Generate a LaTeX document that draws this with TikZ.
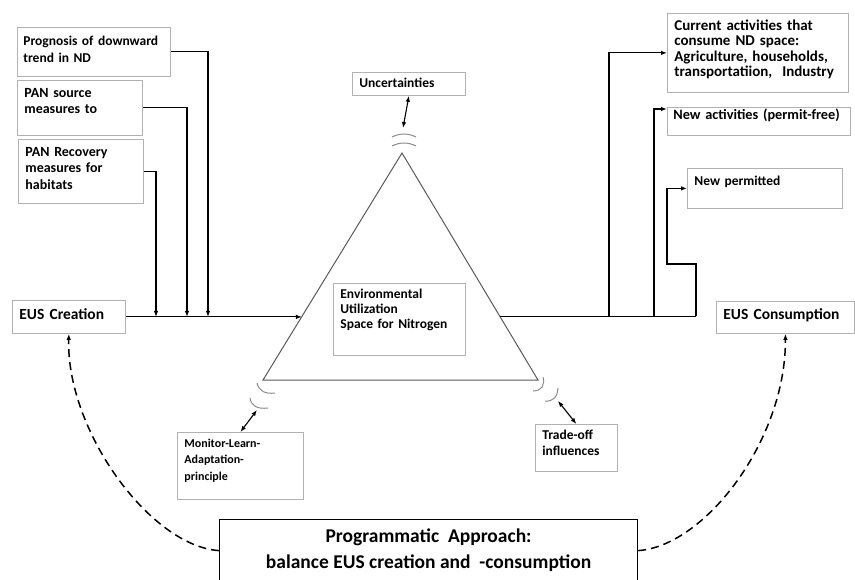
\documentclass[tikz,border=0pt]{standalone}
\usepackage{fontspec}
\setmainfont{Carlito}
\usetikzlibrary{arrows.meta,calc}
\begin{document}
\begin{tikzpicture}[x=1pt,y=-1pt,
  box/.style={draw=black!30, line width=0.8pt, fill=white, font=\bfseries\fontsize{13.5}{16}\selectfont, align=left, anchor=north west, inner xsep=7pt, inner ysep=5pt},
  arr/.style={line width=1.1pt, -{Latex[length=6pt,width=4.5pt]}},
  dbl/.style={line width=1.1pt, {Latex[length=6pt,width=4.5pt]}-{Latex[length=6pt,width=4.5pt]}},
  wave/.style={draw=black!45, line width=1pt},
  dashcurve/.style={line width=1.5pt, dash pattern=on 8pt off 5pt, -{Latex[length=6pt,width=4.5pt]}}]
  \useasboundingbox (0,0) rectangle (855,579);

  \coordinate (top) at (402,153);
  \coordinate (bl) at (263,380);
  \coordinate (br) at (538,380);
  \draw[black!65, line width=1pt] (top) -- (bl) -- (br) -- cycle;

  \node[box, font=\bfseries\fontsize{13.5}{17}\selectfont, inner xsep=6pt, text width=141pt, text height=13pt, text depth=26pt] (prog) at (17,27) {Prognosis of downward\\trend in ND};
  \node[box, font=\bfseries\fontsize{14}{16.5}\selectfont, text width=111pt, text height=12pt, text depth=33pt] (pansrc) at (17,80) {PAN source\\measures to};
  \node[box, font=\bfseries\fontsize{14}{16.5}\selectfont, text width=111pt, text height=12pt, text depth=42pt] (panrec) at (18,139) {PAN Recovery\\measures for\\habitats};
  \node[box, font=\bfseries\fontsize{15.5}{18}\selectfont, text width=99pt, text height=14pt, text depth=9pt] (euscr) at (12,300) {EUS Creation};

  \node[box, inner ysep=4pt, text width=99pt, text height=11pt, text depth=4pt] (unc) at (352,72) {Uncertainties};
  \node[box, font=\bfseries\fontsize{13.5}{15}\selectfont, text width=118pt, text height=10pt, text depth=52pt] (env) at (333,283) {Environmental\\Utilization\\Space for Nitrogen};
  \node[box, font=\bfseries\fontsize{12}{16.5}\selectfont, text width=112pt, text height=10pt, text depth=47pt] (mon) at (177,432) {Monitor-Learn-\\Adaptation-\\principle};
  \node[box, text width=68pt, text height=10pt, text depth=27pt] (trade) at (535,424) {Trade-off\\influences};

  \node[box, font=\bfseries\fontsize{15}{15.3}\selectfont, text width=167pt, text height=12pt, text depth=57pt] (cur) at (667,13) {Current activities that\\consume ND space:\\Agriculture, households,\\transportatiion,~ Industry};
  \node[box, font=\bfseries\fontsize{14.3}{16}\selectfont, inner xsep=6pt, text width=171pt, text height=7pt, text depth=11pt] (newact) at (667,107) {New activities (permit-free)};
  \node[box, text width=141pt, text height=12pt, text depth=18pt] (newperm) at (687,168) {New permitted};
  \node[box, font=\bfseries\fontsize{15.5}{18}\selectfont, text width=124pt, text height=13pt, text depth=9pt] (euscon) at (716,301) {EUS Consumption};

  \node[draw, line width=1.2pt, fill=white, anchor=north west, minimum width=418pt, minimum height=62pt, align=center,
    font=\bfseries\fontsize{19.5}{26}\selectfont] (progapp) at (219,519) {Programmatic~ Approach:\\balance EUS creation and~ -consumption};

  \coordinate (lin) at ($(top)!0.72!(bl)$);
  \coordinate (rin) at ($(top)!0.72!(br)$);
  \draw[arr] (euscr.east) -- (euscr.east -| lin);
  \foreach \n/\x in {prog/208, pansrc/187, panrec/156}
    \draw[arr] (\n.east) -| (\x,0 |- euscr.east);

  \draw[line width=1.1pt] (rin) -- (rin -| 696,0);
  \draw[arr] (rin -| 696,0) |- (667,264) |- (newperm.west);
  \draw[arr] (rin -| 609,0) |- (cur.west);
  \draw[arr] (rin -| 654,0) |- ([yshift=-2pt]newact.north west);

  \coordinate (wtop) at (403,128);
  \coordinate (wleft) at (257,410);
  \coordinate (wright) at (558,401);
  \draw[dbl] (unc.south) -- (wtop);
  \draw[dbl] (mon.north) -- (wleft);
  \draw[dbl] (trade.north) -- (wright);

  \draw[wave] (392,137) .. controls (400,133) and (408,133) .. (416,137);
  \draw[wave] (392,146) .. controls (400,142) and (408,142) .. (416,146);
  \draw[wave] (257,383) .. controls (259,391) and (265,394.3) .. (275,393);
  \draw[wave] (250,398) .. controls (251.3,406) and (257.3,409.3) .. (268,408);
  \draw[wave] (543,377) .. controls (545,385.7) and (541.7,390.7) .. (533,391);
  \draw[wave] (558,388) .. controls (557.3,397.3) and (553,401.7) .. (545,401);

  \draw[dashcurve] (progapp.west) .. controls (150,546) and (66,430) .. (euscr.south);
  \draw[dashcurve] (progapp.east) .. controls (705,546) and (786,440) .. (euscon.south);
\end{tikzpicture}
\end{document}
=======
Look through the material above. Copy each line where the word "that" appears.

Generate a LaTeX document that draws this with TikZ.
  \node[box, font=\bfseries\fontsize{15}{15.3}\selectfont, text width=167pt, text height=12pt, text depth=57pt] (cur) at (667,13) {Current activities that\\consume ND space:\\Agriculture, households,\\transportatiion,~ Industry};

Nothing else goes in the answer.